The Value of Ignorance

Robert Finch

Thoreau once wrote, “A man’s ignorance can be a useful, even a beautiful thing.” One day last summer I experienced the truth of this first-hand. For some time I had noticed a small new sign on the east side of Route 6, shortly before the Truro Center exit that said “Conservation Trails.” So I decided to check it out. I pulled off the highway into a small parking lot, where a map identified the area as the ANSEL CHAPLIN AND DAVID KUECHLE CONSERVATION AREA, owned and maintained jointly by the Truro Conservation Trust and the Town of Truro.

It’s a modest-sized area, but it abuts the National Seashore. It contains two loop trails, the longer of which is less than a mile in length. An arrow on the map marked the highest point on the trail – a dizzying 124 feet above sea level – where it promises a “View of Atlantic.” I didn’t need that extra enticement to explore the property, but it added to my anticipation. I soon learned, however, that anticipation is not necessarily what you get, or even what you can possibly anticipate.

I set off on the trail to my right that winds through familiar stands of oak and pine. No surprises there. After a pleasant, gentle fifteen-minute walk I came to the summit of the property, where a bench had been recently installed. Here was where the map had promised a “View of the Atlantic.” It could more accurately be called a “peek” at the Atlantic, for it was just that: a narrow sliver of sea-blue water already nearly obscured by the surrounding pines. And even this “peek” had been created by the Trust where three or four sizable pines had been cut down in front of the bench.

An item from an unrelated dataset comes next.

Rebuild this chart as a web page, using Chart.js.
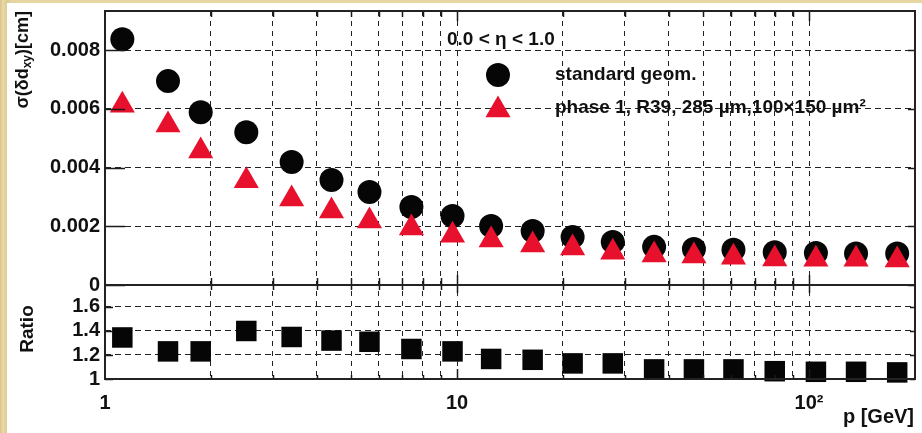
<!DOCTYPE html>
<html>
<head>
<meta charset="utf-8">
<script src="https://cdn.jsdelivr.net/npm/chart.js@4.4.0/dist/chart.umd.min.js"></script>
<style>
html, body { margin: 0; padding: 0; width: 922px; height: 433px; overflow: hidden; }
body { background: linear-gradient(90deg, #d8c386 0px, #e9dba8 3px, #dccb92 7px, #e6d7a2 12px); }
#wrap { position: absolute; left: 7px; top: 3px; width: 915px; height: 430px; background: #fff; }
</style>
</head>
<body>
<div id="wrap"><canvas id="c" width="915" height="430"></canvas></div>
<script>
// momentum bins (GeV) and resolutions
var momentum = [1.12, 1.51, 1.87, 2.52, 3.39, 4.40, 5.64, 7.42, 9.71, 12.5, 16.4, 21.3, 27.7, 36.3, 47.1, 61.0, 79.9, 104.6, 136, 178];
var standardGeom = [0.00838, 0.00695, 0.00589, 0.00521, 0.00419, 0.00358, 0.00317, 0.00266, 0.00235, 0.00201, 0.00184, 0.00164, 0.00147, 0.00130, 0.00123, 0.00120, 0.00112, 0.00109, 0.00107, 0.00107];
var phase1 = [0.00613, 0.00545, 0.00457, 0.00355, 0.00293, 0.00252, 0.00218, 0.00194, 0.00170, 0.00153, 0.00136, 0.00126, 0.00112, 0.00102, 0.00099, 0.00095, 0.00089, 0.00088, 0.00088, 0.00085];
var ratio = [1.346, 1.23, 1.23, 1.40, 1.35, 1.32, 1.31, 1.25, 1.23, 1.167, 1.16, 1.13, 1.13, 1.08, 1.08, 1.08, 1.065, 1.06, 1.06, 1.055];

var xTicks = [1, 2, 3, 4, 5, 6, 7, 8, 9, 10, 20, 30, 40, 50, 60, 70, 80, 90, 100];
var yTicks = [0, 0.002, 0.004, 0.006, 0.008];
var ratioTicks = [1, 1.2, 1.4, 1.6];

var seriesNames = ['standard geom.', 'phase 1, R39, 285 \u00b5m,100\u00d7150 \u00b5m\u00b2'];
var etaLabel = '0.0 < \u03b7 < 1.0';

var RED = '#e8112d';
var BLACK = '#060606';
var FONT = "'Liberation Sans', Arial, sans-serif";

function pts(xs, ys) {
  return xs.map(function (x, i) { return { x: x, y: ys[i] }; });
}

function tri(ctx, x, y, r) {
  ctx.beginPath();
  ctx.moveTo(x, y - r);
  ctx.lineTo(x + r * 0.866, y + r * 0.5);
  ctx.lineTo(x - r * 0.866, y + r * 0.5);
  ctx.closePath();
  ctx.fill();
}

// no extra room for half labels at the ends of the axes
function noPad(s) {
  s.paddingTop = 0; s.paddingBottom = 0; s.paddingLeft = 0; s.paddingRight = 0;
}

var decor = {
  id: 'decor',
  afterDraw: function (chart) {
    var ctx = chart.ctx, a = chart.chartArea;
    var xs = chart.scales.x, ys = chart.scales.y, yr = chart.scales.y2;
    var sep = ys.bottom;
    ctx.save();

    // tick marks
    ctx.strokeStyle = '#1a1a1a';
    ctx.lineWidth = 1.5;
    ctx.beginPath();
    xTicks.forEach(function (v) {
      if (v === 1) return;
      var x = Math.round(xs.getPixelForValue(v)) + 0.5;
      var big = (v === 10 || v === 100);
      ctx.moveTo(x, a.top); ctx.lineTo(x, a.top + (big ? 10 : 6));
      ctx.moveTo(x, sep - (big ? 10 : 7)); ctx.lineTo(x, sep + (big ? 8 : 5));
      ctx.moveTo(x, a.bottom); ctx.lineTo(x, a.bottom - (big ? 10 : 4));
    });
    yTicks.forEach(function (v) {
      var y = Math.round(ys.getPixelForValue(v)) + 0.5;
      ctx.moveTo(a.left, y); ctx.lineTo(a.left + 20, y);
      ctx.moveTo(a.right, y); ctx.lineTo(a.right - 7, y);
    });
    ratioTicks.forEach(function (v) {
      var y = Math.round(yr.getPixelForValue(v)) + 0.5;
      ctx.moveTo(a.left, y); ctx.lineTo(a.left + 8, y);
      ctx.moveTo(a.right, y); ctx.lineTo(a.right - 5, y);
    });
    ctx.stroke();

    // frame and pad separator
    ctx.lineWidth = 2;
    ctx.strokeStyle = '#222';
    ctx.strokeRect(a.left, a.top, a.right - a.left, a.bottom - a.top);
    ctx.beginPath();
    ctx.moveTo(a.left, sep); ctx.lineTo(a.right, sep);
    ctx.stroke();

    // legend
    ctx.fillStyle = '#111';
    ctx.textBaseline = 'middle';
    ctx.textAlign = 'left';
    ctx.font = 'bold 19px ' + FONT;
    ctx.fillText(etaLabel, 440, 37);
    ctx.fillStyle = BLACK;
    ctx.beginPath(); ctx.arc(491, 72, 12, 0, Math.PI * 2); ctx.fill();
    ctx.fillStyle = RED;
    tri(ctx, 491, 107, 14.5);
    ctx.fillStyle = '#111';
    ctx.font = 'bold 19px ' + FONT;
    ctx.fillText(seriesNames[0], 548, 72);
    ctx.fillText(seriesNames[1], 548, 105);

    // x title
    ctx.font = 'bold 20px ' + FONT;
    ctx.textAlign = 'right';
    ctx.fillText('p [GeV]', 907, 414);

    // ratio title
    ctx.save();
    ctx.translate(21, 326);
    ctx.rotate(-Math.PI / 2);
    ctx.textAlign = 'center';
    ctx.font = 'bold 19px ' + FONT;
    ctx.fillText('Ratio', 0, 0);
    ctx.restore();

    // y title with subscript
    var big = 'bold 18px ' + FONT, small = 'bold 12px ' + FONT;
    var p1 = '\u03c3(\u03b4d', p2 = 'xy', p3 = ')[cm]';
    ctx.font = big; var w1 = ctx.measureText(p1).width, w3 = ctx.measureText(p3).width;
    ctx.font = small; var w2 = ctx.measureText(p2).width;
    var total = w1 + w2 + w3;
    ctx.save();
    ctx.translate(16, 8 + total);
    ctx.rotate(-Math.PI / 2);
    ctx.textAlign = 'left';
    ctx.font = big; ctx.fillText(p1, 0, 0);
    ctx.font = small; ctx.fillText(p2, w1, 5);
    ctx.font = big; ctx.fillText(p3, w1 + w2, 0);
    ctx.restore();

    ctx.restore();
  }
};

var tickFont = { family: FONT, size: 20, weight: 'bold' };

new Chart(document.getElementById('c').getContext('2d'), {
  type: 'scatter',
  data: {
    datasets: [
      {
        label: seriesNames[1], data: pts(momentum, phase1), yAxisID: 'y', order: 1, clip: false,
        pointStyle: 'triangle', pointRadius: 14.5, backgroundColor: RED, borderColor: RED, borderWidth: 0
      },
      {
        label: seriesNames[0], data: pts(momentum, standardGeom), yAxisID: 'y', order: 2, clip: false,
        pointStyle: 'circle', pointRadius: 12, backgroundColor: BLACK, borderColor: BLACK, borderWidth: 0
      },
      {
        label: 'Ratio', data: pts(momentum, ratio), yAxisID: 'y2', order: 3, clip: false,
        pointStyle: 'rect', pointRadius: 14.5, backgroundColor: BLACK, borderColor: BLACK, borderWidth: 0
      }
    ]
  },
  options: {
    responsive: false,
    animation: false,
    events: [],
    layout: { autoPadding: false, padding: { left: 0, top: 8, right: 7, bottom: 0 } },
    plugins: { legend: { display: false }, tooltip: { enabled: false } },
    scales: {
      x: {
        type: 'logarithmic', min: 1, max: 200,
        afterBuildTicks: function (s) { s.ticks = xTicks.map(function (v) { return { value: v }; }); },
        afterFit: function (s) { s.height = 54; noPad(s); },
        grid: { color: '#222', lineWidth: 1, drawTicks: false },
        border: { display: false, dash: [5, 5] },
        ticks: {
          autoSkip: false, maxRotation: 0, padding: 12, color: '#111', font: tickFont,
          callback: function (v) { return v === 1 ? '1' : v === 10 ? '10' : v === 100 ? '10\u00b2' : ''; }
        }
      },
      y2: {
        position: 'left', stack: 'pads', stackWeight: 94, min: 1, max: 1.783,
        afterBuildTicks: function (s) { s.ticks = ratioTicks.map(function (v) { return { value: v }; }); },
        afterFit: function (s) { s.width = 98; noPad(s); },
        grid: { color: '#222', lineWidth: 1, drawTicks: false },
        border: { display: false, dash: [6, 4] },
        ticks: {
          autoSkip: false, padding: 5, color: '#111', font: tickFont,
          callback: function (v) { return v === 1 ? '1' : v.toFixed(1); }
        }
      },
      y: {
        position: 'left', stack: 'pads', stackWeight: 274, min: 0, max: 0.00934,
        afterBuildTicks: function (s) { s.ticks = yTicks.map(function (v) { return { value: v }; }); },
        afterFit: function (s) { s.width = 98; noPad(s); },
        grid: { color: '#222', lineWidth: 1, drawTicks: false },
        border: { display: false, dash: [6, 4] },
        ticks: {
          autoSkip: false, padding: 5, color: '#111', font: tickFont,
          callback: function (v) { return v === 0 ? '0' : v.toFixed(3); }
        }
      }
    }
  },
  plugins: [decor]
});
</script>
</body>
</html>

I started back on the northern section of the trail, and as I did, I noticed some buildings through the woods, which I took to be private homes. The trail continued gently down until all of a sudden on my right I saw what looked like an open meadow rising gently up for several hundred feet to a barn-like structure. The trail passed within a few yards of this meadow, so I went off it briefly to have a look. As I did, I was startled to see two figures: life-size sculptures of a man and a woman in the posture of striding towards one another. They were constructed of a mixture of wooden strips, stakes, wires, steel rods, re-bars, and a stiff plaster-like substance. The figures had a deliberately shredded look, with only half the face here, have a hand there. They reminded me of nothing so much the Army of the Dead, the half-eaten-away zombies in the HBO series, Game of Thrones. Their bizarre appearance here in a benign meadow next to a small conservation area was unnerving, to say the least, but also eerily appropriate for a world shredded by COVID-19. I stood gazing at them for a long, long time.

The mystery was explained when I got back to the parking lot and took another look at the map.  This time I saw that the conservation area abutted the new campus of the Castle Hill Center for the Arts, which had been closed by the pandemic, and I realized that the eerie sculptures were in all likelihood the creations of the Center’s staff or students. Yet I could hardly regret not knowing their origin before I began my walk, for how much less rich and strange the whole experience would have been if I had not been ignorant of what I would see.

Robert Finch is a nature writer living in Wellfleet. 'A Cape Cod Notebook' won the 2006 New England Edward R. Murrow Award for Best Radio Writing.